- **CHALLENGE**:
Below is a listing to transcribe in full and exactly; keep the pictures out.

- **GIVEN MATERIAL**:
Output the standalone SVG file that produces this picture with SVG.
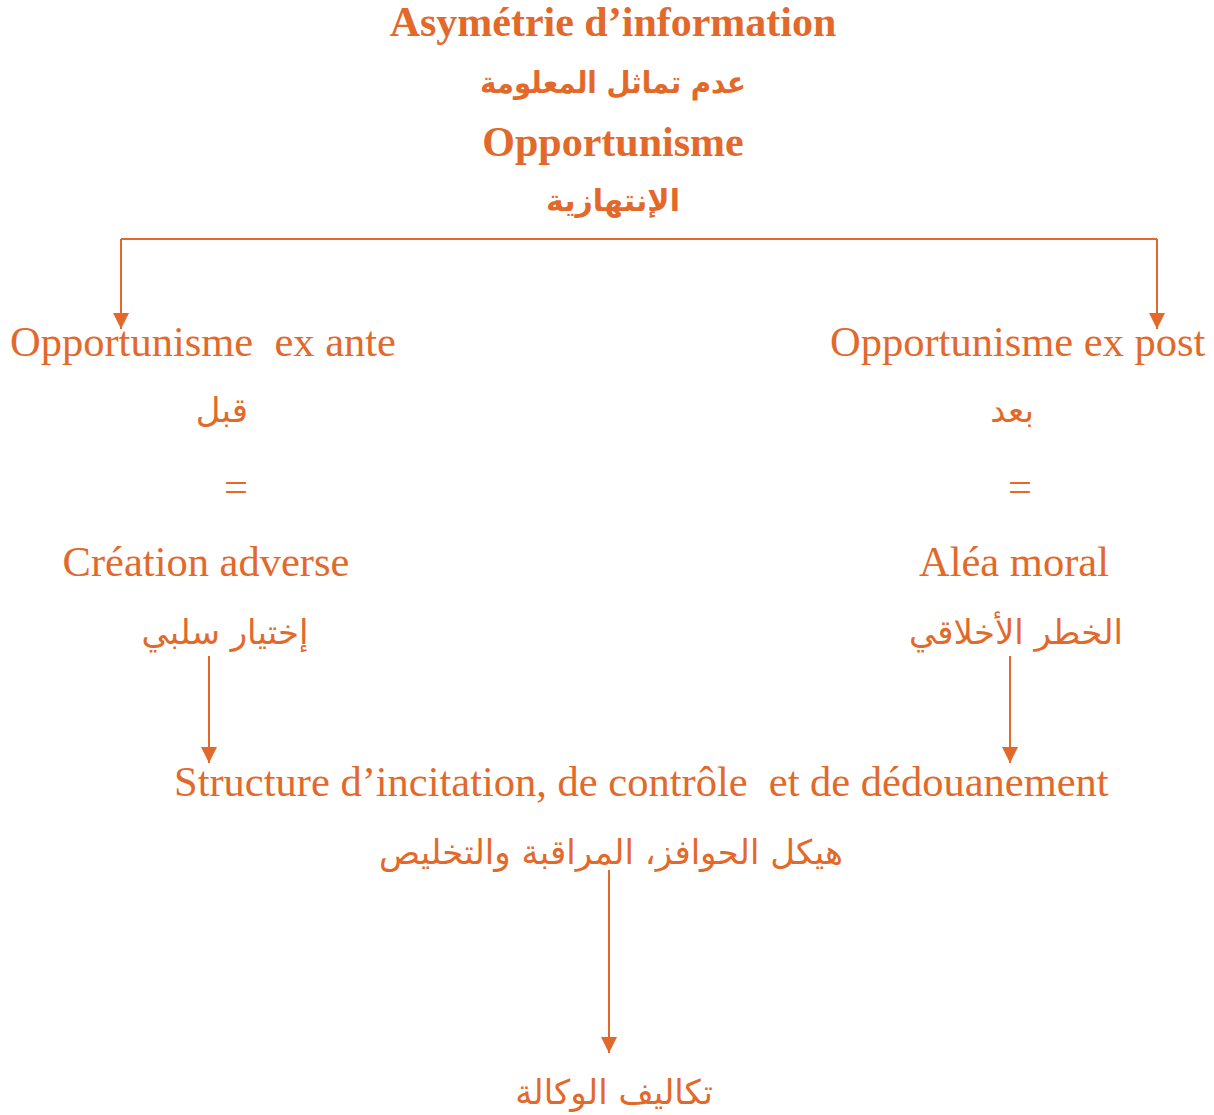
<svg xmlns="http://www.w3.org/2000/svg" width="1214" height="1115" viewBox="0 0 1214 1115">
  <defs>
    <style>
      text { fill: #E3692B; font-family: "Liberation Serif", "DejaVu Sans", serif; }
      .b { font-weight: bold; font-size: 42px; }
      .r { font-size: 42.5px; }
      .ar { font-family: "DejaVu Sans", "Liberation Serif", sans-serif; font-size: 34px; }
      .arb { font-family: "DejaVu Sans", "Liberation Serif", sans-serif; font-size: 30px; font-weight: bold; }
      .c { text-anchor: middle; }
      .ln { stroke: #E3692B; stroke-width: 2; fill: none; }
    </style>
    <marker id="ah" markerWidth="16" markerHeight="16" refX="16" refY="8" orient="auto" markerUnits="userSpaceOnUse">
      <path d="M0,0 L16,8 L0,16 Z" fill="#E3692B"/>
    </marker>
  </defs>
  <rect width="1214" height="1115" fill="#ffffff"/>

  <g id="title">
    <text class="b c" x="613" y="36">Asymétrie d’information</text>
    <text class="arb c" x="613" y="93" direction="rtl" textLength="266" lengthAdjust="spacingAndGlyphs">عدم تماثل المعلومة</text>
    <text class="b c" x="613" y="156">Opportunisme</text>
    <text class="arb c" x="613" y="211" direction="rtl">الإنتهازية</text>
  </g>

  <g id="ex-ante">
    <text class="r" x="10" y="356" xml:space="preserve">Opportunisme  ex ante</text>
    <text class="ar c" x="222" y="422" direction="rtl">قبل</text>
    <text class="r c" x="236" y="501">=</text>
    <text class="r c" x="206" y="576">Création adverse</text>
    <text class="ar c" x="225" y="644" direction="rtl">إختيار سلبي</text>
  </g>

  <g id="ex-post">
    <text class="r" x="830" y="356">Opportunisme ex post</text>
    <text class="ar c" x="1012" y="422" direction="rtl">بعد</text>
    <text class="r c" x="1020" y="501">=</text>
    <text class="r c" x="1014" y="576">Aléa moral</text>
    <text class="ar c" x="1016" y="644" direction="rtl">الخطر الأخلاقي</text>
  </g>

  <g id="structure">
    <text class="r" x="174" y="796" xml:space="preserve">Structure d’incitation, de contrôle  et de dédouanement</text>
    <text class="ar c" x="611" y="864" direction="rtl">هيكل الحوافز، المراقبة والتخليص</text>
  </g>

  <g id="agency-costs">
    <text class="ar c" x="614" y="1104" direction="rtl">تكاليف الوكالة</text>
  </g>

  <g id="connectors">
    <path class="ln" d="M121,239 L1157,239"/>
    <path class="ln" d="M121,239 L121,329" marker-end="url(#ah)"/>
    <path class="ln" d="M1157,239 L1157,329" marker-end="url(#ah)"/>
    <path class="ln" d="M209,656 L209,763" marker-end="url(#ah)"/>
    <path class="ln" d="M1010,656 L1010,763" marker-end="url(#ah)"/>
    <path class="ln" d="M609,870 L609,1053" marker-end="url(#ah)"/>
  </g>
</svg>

- **REPLY**:
Output the standalone SVG file that produces this picture with SVG.
<svg xmlns="http://www.w3.org/2000/svg" width="1214" height="1115" viewBox="0 0 1214 1115">
  <defs>
    <style>
      text { fill: #E3692B; font-family: "Liberation Serif", "DejaVu Sans", serif; }
      .b { font-weight: bold; font-size: 42px; }
      .r { font-size: 42.5px; }
      .ar { font-family: "DejaVu Sans", "Liberation Serif", sans-serif; font-size: 34px; }
      .arb { font-family: "DejaVu Sans", "Liberation Serif", sans-serif; font-size: 30px; font-weight: bold; }
      .c { text-anchor: middle; }
      .ln { stroke: #E3692B; stroke-width: 2; fill: none; }
    </style>
    <marker id="ah" markerWidth="16" markerHeight="16" refX="16" refY="8" orient="auto" markerUnits="userSpaceOnUse">
      <path d="M0,0 L16,8 L0,16 Z" fill="#E3692B"/>
    </marker>
  </defs>
  <rect width="1214" height="1115" fill="#ffffff"/>

  <g id="title">
    <text class="b c" x="613" y="36">Asymétrie d’information</text>
    <text class="arb c" x="613" y="93" direction="rtl" textLength="266" lengthAdjust="spacingAndGlyphs">عدم تماثل المعلومة</text>
    <text class="b c" x="613" y="156">Opportunisme</text>
    <text class="arb c" x="613" y="211" direction="rtl">الإنتهازية</text>
  </g>

  <g id="ex-ante">
    <text class="r" x="10" y="356" xml:space="preserve">Opportunisme  ex ante</text>
    <text class="ar c" x="222" y="422" direction="rtl">قبل</text>
    <text class="r c" x="236" y="501">=</text>
    <text class="r c" x="206" y="576">Création adverse</text>
    <text class="ar c" x="225" y="644" direction="rtl">إختيار سلبي</text>
  </g>

  <g id="ex-post">
    <text class="r" x="830" y="356">Opportunisme ex post</text>
    <text class="ar c" x="1012" y="422" direction="rtl">بعد</text>
    <text class="r c" x="1020" y="501">=</text>
    <text class="r c" x="1014" y="576">Aléa moral</text>
    <text class="ar c" x="1016" y="644" direction="rtl">الخطر الأخلاقي</text>
  </g>

  <g id="structure">
    <text class="r" x="174" y="796" xml:space="preserve">Structure d’incitation, de contrôle  et de dédouanement</text>
    <text class="ar c" x="611" y="864" direction="rtl">هيكل الحوافز، المراقبة والتخليص</text>
  </g>

  <g id="agency-costs">
    <text class="ar c" x="614" y="1104" direction="rtl">تكاليف الوكالة</text>
  </g>

  <g id="connectors">
    <path class="ln" d="M121,239 L1157,239"/>
    <path class="ln" d="M121,239 L121,329" marker-end="url(#ah)"/>
    <path class="ln" d="M1157,239 L1157,329" marker-end="url(#ah)"/>
    <path class="ln" d="M209,656 L209,763" marker-end="url(#ah)"/>
    <path class="ln" d="M1010,656 L1010,763" marker-end="url(#ah)"/>
    <path class="ln" d="M609,870 L609,1053" marker-end="url(#ah)"/>
  </g>
</svg>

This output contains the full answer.